The emperor's two-day visit to Bangkok comes as Thailand tilts closer to China, Japan's main rival in East Asia.

Thailand and Japan have traditionally enjoyed close relations, unburdened by the legacy of World War II that has complicated Japan's relations with other Asian countries. After a brief struggle, Thailand formally became Japan's ally through much of the war, suffering little of the destruction wrought on others like China, Myanmar and the Philippines.

But following a 2014 coup, Thailand's Western allies cut back on assistance, pushing the country's ruling military junta closer to Beijing.

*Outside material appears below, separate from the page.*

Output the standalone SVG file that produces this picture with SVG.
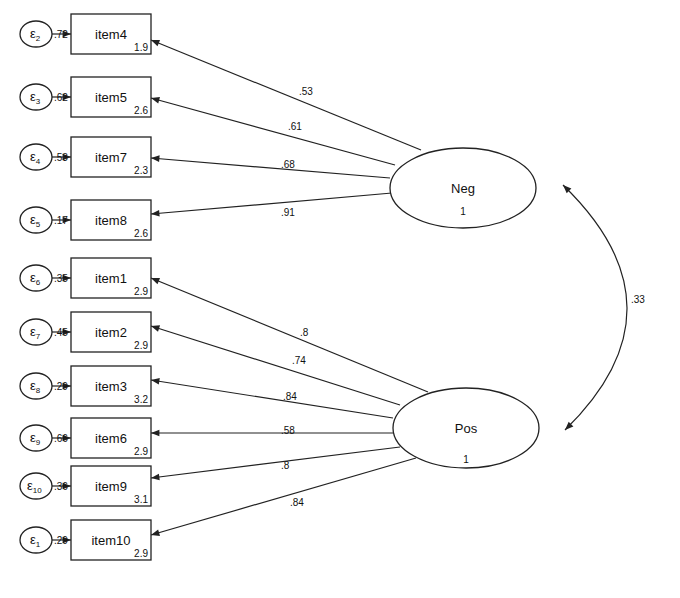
<svg xmlns="http://www.w3.org/2000/svg" width="680" height="598" viewBox="0 0 680 598">
<style>
text{font-family:"Liberation Sans",Arial,sans-serif;fill:#111}
.b{fill:#fff;stroke:#222;stroke-width:1.3}
.n{font-size:13px}
.s{font-size:10px}
.l{stroke:#222;stroke-width:1.2;fill:none}
</style>
<defs><marker id="a" viewBox="0 0 10 10" refX="10" refY="5" markerWidth="8" markerHeight="7" orient="auto-start-reverse"><path d="M0,1 L10,5 L0,9 z" fill="#222"/></marker></defs>
<rect width="680" height="598" fill="#fff"/>
<g id="connectors">
<path class="l" d="M52,34 H71" marker-end="url(#a)"/>
<path class="l" d="M52,97 H71" marker-end="url(#a)"/>
<path class="l" d="M52,157 H71" marker-end="url(#a)"/>
<path class="l" d="M52,220 H71" marker-end="url(#a)"/>
<path class="l" d="M52,278 H71" marker-end="url(#a)"/>
<path class="l" d="M52,332 H71" marker-end="url(#a)"/>
<path class="l" d="M52,386 H71" marker-end="url(#a)"/>
<path class="l" d="M52,438 H71" marker-end="url(#a)"/>
<path class="l" d="M52,486 H71" marker-end="url(#a)"/>
<path class="l" d="M52,540 H71" marker-end="url(#a)"/>
<path class="l" d="M421,150 L151,40" marker-end="url(#a)"/>
<path class="l" d="M395,165 L151,98" marker-end="url(#a)"/>
<path class="l" d="M390,178 L151,158" marker-end="url(#a)"/>
<path class="l" d="M392,193 L151,214" marker-end="url(#a)"/>
<path class="l" d="M428,392 L151,278" marker-end="url(#a)"/>
<path class="l" d="M400,405 L151,326" marker-end="url(#a)"/>
<path class="l" d="M393,418 L151,380" marker-end="url(#a)"/>
<path class="l" d="M393,433 L151,433" marker-end="url(#a)"/>
<path class="l" d="M400,447 L151,478" marker-end="url(#a)"/>
<path class="l" d="M416,458 L151,535" marker-end="url(#a)"/>
<path class="l" d="M563,185 Q690,308 565,430" marker-end="url(#a)" marker-start="url(#a)"/>
<text class="s" x="299" y="95">.53</text>
<text class="s" x="288" y="130">.61</text>
<text class="s" x="281" y="168">.68</text>
<text class="s" x="281" y="216">.91</text>
<text class="s" x="300" y="336">.8</text>
<text class="s" x="292" y="364">.74</text>
<text class="s" x="283" y="400">.84</text>
<text class="s" x="281" y="434">.58</text>
<text class="s" x="281" y="469">.8</text>
<text class="s" x="290" y="506">.84</text>
<text class="s" x="631" y="303">.33</text>
</g>
<g id="Neg"><ellipse class="b" cx="463" cy="188" rx="73" ry="40"/><text class="n" x="463" y="193" text-anchor="middle">Neg</text><text class="s" x="463" y="215" text-anchor="middle">1</text></g>
<g id="Pos"><ellipse class="b" cx="466" cy="428" rx="73" ry="40"/><text class="n" x="466" y="433" text-anchor="middle">Pos</text><text class="s" x="466" y="463" text-anchor="middle">1</text></g>
<g id="item4"><rect class="b" x="71" y="14" width="80" height="40"/><text class="n" x="111" y="39" text-anchor="middle">item4</text><text class="s" x="148" y="51" text-anchor="end">1.9</text></g>
<g id="item5"><rect class="b" x="71" y="77" width="80" height="40"/><text class="n" x="111" y="102" text-anchor="middle">item5</text><text class="s" x="148" y="114" text-anchor="end">2.6</text></g>
<g id="item7"><rect class="b" x="71" y="137" width="80" height="40"/><text class="n" x="111" y="162" text-anchor="middle">item7</text><text class="s" x="148" y="174" text-anchor="end">2.3</text></g>
<g id="item8"><rect class="b" x="71" y="200" width="80" height="40"/><text class="n" x="111" y="225" text-anchor="middle">item8</text><text class="s" x="148" y="237" text-anchor="end">2.6</text></g>
<g id="item1"><rect class="b" x="71" y="258" width="80" height="40"/><text class="n" x="111" y="283" text-anchor="middle">item1</text><text class="s" x="148" y="295" text-anchor="end">2.9</text></g>
<g id="item2"><rect class="b" x="71" y="312" width="80" height="40"/><text class="n" x="111" y="337" text-anchor="middle">item2</text><text class="s" x="148" y="349" text-anchor="end">2.9</text></g>
<g id="item3"><rect class="b" x="71" y="366" width="80" height="40"/><text class="n" x="111" y="391" text-anchor="middle">item3</text><text class="s" x="148" y="403" text-anchor="end">3.2</text></g>
<g id="item6"><rect class="b" x="71" y="418" width="80" height="40"/><text class="n" x="111" y="443" text-anchor="middle">item6</text><text class="s" x="148" y="455" text-anchor="end">2.9</text></g>
<g id="item9"><rect class="b" x="71" y="466" width="80" height="40"/><text class="n" x="111" y="491" text-anchor="middle">item9</text><text class="s" x="148" y="503" text-anchor="end">3.1</text></g>
<g id="item10"><rect class="b" x="71" y="520" width="80" height="40"/><text class="n" x="111" y="545" text-anchor="middle">item10</text><text class="s" x="148" y="557" text-anchor="end">2.9</text></g>
<g id="e2"><ellipse class="b" cx="36" cy="34" rx="16" ry="13"/><text class="n" x="30" y="38">ε<tspan font-size="8" dy="3">2</tspan></text><text class="s" x="54" y="38">.72</text></g>
<g id="e3"><ellipse class="b" cx="36" cy="97" rx="16" ry="13"/><text class="n" x="30" y="101">ε<tspan font-size="8" dy="3">3</tspan></text><text class="s" x="54" y="101">.62</text></g>
<g id="e4"><ellipse class="b" cx="36" cy="157" rx="16" ry="13"/><text class="n" x="30" y="161">ε<tspan font-size="8" dy="3">4</tspan></text><text class="s" x="54" y="161">.53</text></g>
<g id="e5"><ellipse class="b" cx="36" cy="220" rx="16" ry="13"/><text class="n" x="30" y="224">ε<tspan font-size="8" dy="3">5</tspan></text><text class="s" x="54" y="224">.17</text></g>
<g id="e6"><ellipse class="b" cx="36" cy="278" rx="16" ry="13"/><text class="n" x="30" y="282">ε<tspan font-size="8" dy="3">6</tspan></text><text class="s" x="54" y="282">.35</text></g>
<g id="e7"><ellipse class="b" cx="36" cy="332" rx="16" ry="13"/><text class="n" x="30" y="336">ε<tspan font-size="8" dy="3">7</tspan></text><text class="s" x="54" y="336">.45</text></g>
<g id="e8"><ellipse class="b" cx="36" cy="386" rx="16" ry="13"/><text class="n" x="30" y="390">ε<tspan font-size="8" dy="3">8</tspan></text><text class="s" x="54" y="390">.29</text></g>
<g id="e9"><ellipse class="b" cx="36" cy="438" rx="16" ry="13"/><text class="n" x="30" y="442">ε<tspan font-size="8" dy="3">9</tspan></text><text class="s" x="54" y="442">.66</text></g>
<g id="e10"><ellipse class="b" cx="36" cy="486" rx="16" ry="13"/><text class="n" x="27" y="490">ε<tspan font-size="8" dy="3">10</tspan></text><text class="s" x="54" y="490">.36</text></g>
<g id="e1"><ellipse class="b" cx="36" cy="540" rx="16" ry="13"/><text class="n" x="30" y="544">ε<tspan font-size="8" dy="3">1</tspan></text><text class="s" x="54" y="544">.29</text></g>
</svg>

"The visit is symbolic of Japan's interest in boosting Japanese-Thai relations at a time when China seems to enjoy favor in Bangkok," said Paul Chambers, research director at the Institute of Southeast Asian Affairs.

China frightens many in Southeast Asia with expansionist policies in the South China Sea. But China's claims do not clash with Thai territorial waters, paving the way for friendly relations.

The 83-year-old emperor is Japan's constitutional head of state, a role symbolic rather than political. However, his trips often serve to bolster relations with nations friendly to Tokyo.

The emperor's itinerary has been packed with visits across Southeast Asia, a move aimed at shoring up a regional bulwark against China. Vietnam, which has sparred with China over territorial waters, rolled out the red carpet for Akihito's visit last week. In January 2016, the Japanese imperial family visited the Philippines, which also has disputes with China, paying its respects at a World War II memorial.